MÁRCIA CUIDA DO QUEIROZ E COMETE MACHISMO, SEU PIOR CRIME





Marcia Aguiar, afinal, cuida do marido. Leva café da manhã na cama, serve-lhe o próprio corpo, adula suas orelhas com cafunés, varre a casa, lava a roupa, cozinha, cose e cuida do lar. Márcia está sob ordem judicial. Antes foragida e sem utilidade, ela voltou para assumir o seu posto de mulher submissa. Suas unhas postiças e seu cabelo bem cuidado já não contam mais. Conta agora a sua função na economia doméstica, conta agora a sua tarefa, a missão que aquele juiz adivinhou-lhe na própria condição feminina, como um fator quase genético, existencial, religioso. Afinal, qual o sentido de sua existência a não ser essa, a de colocar-se à serviço de seu homem?
Mora no coração do juiz que ordenou a sentença o mesmo verme que brota no seio da nação, aqui e ali. O machismo desliza nas suas letras como um anfíbio peçonhento, pele imberbe e úmida, rastejando sobre os documentos da pátria, a olho nu, em rastros de mil nojeiras. Pernicioso, o bicho põe seus ovos em dia claro e suas crias nascem incontáveis por todos os salões. Márcia é a versão judicializada e pechosa daquela obrigação de recato e pureza doméstica que habita o palácio e outras casas nacionais.

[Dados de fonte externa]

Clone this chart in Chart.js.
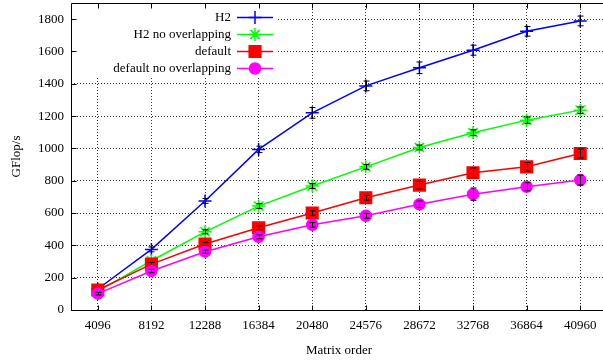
<!DOCTYPE html>
<html>
<head>
<meta charset="utf-8">
<script src="https://cdn.jsdelivr.net/npm/chart.js@4/dist/chart.umd.min.js"></script>
<style>
  html, body { margin: 0; padding: 0; background: #fff; }
  #wrap { width: 603px; height: 362px; overflow: hidden; position: relative; }
  canvas { display: block; }
</style>
</head>
<body>
<div id="wrap"><canvas id="c" width="607" height="362"></canvas></div>
<script>
// Matrix orders on the x axis
const matrixOrders = [4096, 8192, 12288, 16384, 20480, 24576, 28672, 32768, 36864, 40960];
// Y tick values (GFlop/s)
const yTickValues = [0, 200, 400, 600, 800, 1000, 1200, 1400, 1600, 1800];

// Series labels
const seriesLabels = ['H2', 'H2 no overlapping', 'default', 'default no overlapping'];

// Measured performance (GFlop/s)
const h2 = [130, 375, 675, 994, 1220, 1387, 1499, 1608, 1725, 1789];
const h2NoOverlap = [115, 305, 484, 643, 767, 886, 1006, 1097, 1175, 1237];
const defaultRun = [124, 284, 408, 509, 600, 695, 773, 849, 886, 969];
const defaultNoOverlap = [101, 241, 361, 453, 527, 583, 654, 717, 763, 804];

// Error half-widths (GFlop/s)
const h2Err = [10, 15, 15, 20, 33, 30, 36, 31, 30, 30];
const h2NoOverlapErr = [8, 10, 12, 15, 15, 15, 15, 18, 20, 20];
const defaultErr = [8, 10, 10, 12, 14, 15, 24, 30, 27, 28];
const defaultNoOverlapErr = [8, 10, 10, 12, 14, 15, 20, 38, 25, 31];

const FONT = "'Liberation Serif', 'Times New Roman', serif";

function pts(values) {
  return matrixOrders.map((x, i) => ({ x: x, y: values[i] }));
}

function series(label, values, errs, color, style, radius, order) {
  return {
    label: label,
    data: pts(values),
    errors: errs,
    borderColor: color,
    backgroundColor: color,
    borderWidth: 1.5,
    pointStyle: style,
    pointRadius: radius,
    pointHoverRadius: radius,
    pointBorderWidth: 1.5,
    pointBorderColor: color,
    pointBackgroundColor: color,
    tension: 0,
    clip: false,
    order: order
  };
}

const datasets = [
  series(seriesLabels[0], h2, h2Err, '#0000ff', 'cross', 6.5, 3),
  series(seriesLabels[1], h2NoOverlap, h2NoOverlapErr, '#00ff00', 'star', 6.5, 2),
  series(seriesLabels[2], defaultRun, defaultErr, '#ff0000', 'rect', 8.2, 1),
  series(seriesLabels[3], defaultNoOverlap, defaultNoOverlapErr, '#ff00ff', 'circle', 5.5, 0)
];

// Key box geometry (top-left, inside the plot)
const KEY = { x0: 72, y0: 4, x1: 277, y1: 76, textRight: 231, lineX0: 237, lineX1: 273, rowY: [17, 34, 51, 68] };

const errorBars = {
  id: 'errorBars',
  afterDatasetDraw(chart, args) {
    const ds = chart.data.datasets[args.index];
    if (!ds.errors) return;
    const ctx = chart.ctx;
    const xs = chart.scales.x, ys = chart.scales.y;
    ctx.save();
    ctx.strokeStyle = '#000';
    ctx.lineWidth = 1;
    ds.data.forEach((p, i) => {
      const e = ds.errors[i];
      const px = Math.round(xs.getPixelForValue(p.x)) + 0.5;
      const yTop = ys.getPixelForValue(p.y + e);
      const yBot = ys.getPixelForValue(p.y - e);
      ctx.beginPath();
      ctx.moveTo(px, yTop); ctx.lineTo(px, yBot);
      ctx.moveTo(px - 3, yTop); ctx.lineTo(px + 3, yTop);
      ctx.moveTo(px - 3, yBot); ctx.lineTo(px + 3, yBot);
      ctx.stroke();
    });
    ctx.restore();
  }
};

const keyAndFrame = {
  id: 'keyAndFrame',
  beforeDatasetsDraw(chart) {
    const ctx = chart.ctx;
    ctx.save();
    ctx.fillStyle = '#fff';
    ctx.fillRect(KEY.x0, KEY.y0, KEY.x1 - KEY.x0, KEY.y1 - KEY.y0);
    ctx.restore();
  },
  afterDraw(chart) {
    const ctx = chart.ctx;
    const a = chart.chartArea;
    const xs = chart.scales.x, ys = chart.scales.y;
    ctx.save();
    // frame
    ctx.strokeStyle = '#000';
    ctx.lineWidth = 1;
    const L = Math.round(a.left) + 0.5, T = Math.round(a.top) + 0.5;
    const B = Math.round(a.bottom) + 0.5, R = Math.round(a.right) - 0.5;
    ctx.beginPath();
    ctx.moveTo(L, T); ctx.lineTo(R, T);
    ctx.moveTo(L, T); ctx.lineTo(L, B);
    ctx.moveTo(L, B); ctx.lineTo(R, B);
    ctx.moveTo(R, T); ctx.lineTo(R, B);
    ctx.stroke();
    // inward tick marks
    ctx.beginPath();
    yTickValues.forEach(v => {
      const py = Math.round(ys.getPixelForValue(v)) + 0.5;
      ctx.moveTo(L, py); ctx.lineTo(L + 5, py);
    });
    matrixOrders.forEach(v => {
      const px = Math.round(xs.getPixelForValue(v)) + 0.5;
      ctx.moveTo(px, B); ctx.lineTo(px, B - 5);
      ctx.moveTo(px, T); ctx.lineTo(px, T + 5);
    });
    ctx.stroke();

    // key
    ctx.font = '13px ' + FONT;
    ctx.textAlign = 'right';
    ctx.textBaseline = 'middle';
    chart.data.datasets.forEach((ds, i) => {
      const y = KEY.rowY[i];
      ctx.fillStyle = '#000';
      ctx.fillText(ds.label, KEY.textRight, y + 0.5);
      ctx.strokeStyle = ds.borderColor;
      ctx.lineWidth = ds.borderWidth;
      ctx.beginPath();
      ctx.moveTo(KEY.lineX0, y + 0.5); ctx.lineTo(KEY.lineX1, y + 0.5);
      ctx.stroke();
      ctx.fillStyle = ds.pointBackgroundColor;
      ctx.strokeStyle = ds.pointBorderColor;
      ctx.lineWidth = ds.pointBorderWidth;
      Chart.helpers.drawPoint(ctx, {
        pointStyle: ds.pointStyle,
        radius: ds.pointRadius,
        rotation: 0,
        borderWidth: ds.pointBorderWidth
      }, (KEY.lineX0 + KEY.lineX1) / 2, y + 0.5);
    });
    ctx.restore();
  }
};

new Chart(document.getElementById('c'), {
  type: 'line',
  data: { datasets: datasets },
  options: {
    responsive: false,
    animation: false,
    events: [],
    layout: { autoPadding: false, padding: { top: 3, right: 0, bottom: 0, left: 0 } },
    plugins: {
      legend: { display: false },
      tooltip: { enabled: false },
      title: { display: false }
    },
    scales: {
      x: {
        type: 'linear',
        min: 2048,
        max: 43008,
        afterBuildTicks(scale) { scale.ticks = matrixOrders.map(v => ({ value: v })); },
        afterFit(scale) {
          scale.height = 52;
          scale.paddingLeft = 0; scale.paddingRight = 0;
          scale.paddingTop = 0; scale.paddingBottom = 0;
        },
        grid: { color: 'rgba(0,0,0,0.8)', lineWidth: 1, drawTicks: false },
        border: { display: false, dash: [1, 2] },
        ticks: {
          color: '#000',
          font: { family: FONT, size: 13 },
          padding: 8,
          maxRotation: 0,
          autoSkip: false,
          callback: v => String(v)
        },
        title: {
          display: true,
          text: 'Matrix order',
          color: '#000',
          font: { family: FONT, size: 13 },
          padding: { top: 0, bottom: 4 }
        }
      },
      y: {
        type: 'linear',
        min: 0,
        max: 1900,
        afterBuildTicks(scale) { scale.ticks = yTickValues.map(v => ({ value: v })); },
        afterFit(scale) {
          scale.width = 71;
          scale.paddingLeft = 0; scale.paddingRight = 0;
          scale.paddingTop = 0; scale.paddingBottom = 0;
        },
        grid: { color: 'rgba(0,0,0,0.8)', lineWidth: 1, drawTicks: false },
        border: { display: false, dash: [1, 2] },
        ticks: {
          color: '#000',
          font: { family: FONT, size: 13 },
          padding: 7,
          autoSkip: false,
          callback: v => String(v)
        },
        title: {
          display: true,
          text: 'GFlop/s',
          color: '#000',
          font: { family: FONT, size: 13 },
          padding: { top: 9, bottom: 0 }
        }
      }
    }
  },
  plugins: [errorBars, keyAndFrame]
});
</script>
</body>
</html>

Ao ordenar sua sentença fajuta, peça adstringente do moralismo que finca raízes em tudo, o juiz legitimou o que haveria de ser banido a todo custo. Ao fazê-lo, ele transformou a mulher de Queiroz, o miliciano, em uma presa do preconceito. Sua tornozeleira eletrônica e seu cárcere domiciliar não são comparáveis à sua sina de mulher obediente, solícita, dócil e submissa. Pobre Márcia, a um tempo algoz e prisioneira voluntária do machismo que estrutura nossos poderes e arbitra a vida da pátria, sob o aplauso e a oração dos homens de fé, de lei e de bom costume! Em seu fado de sentenciada, pesam as correntes de todas as mulheres brasileiras. Esse é o seu crime mais grave. Esse é seu perigo.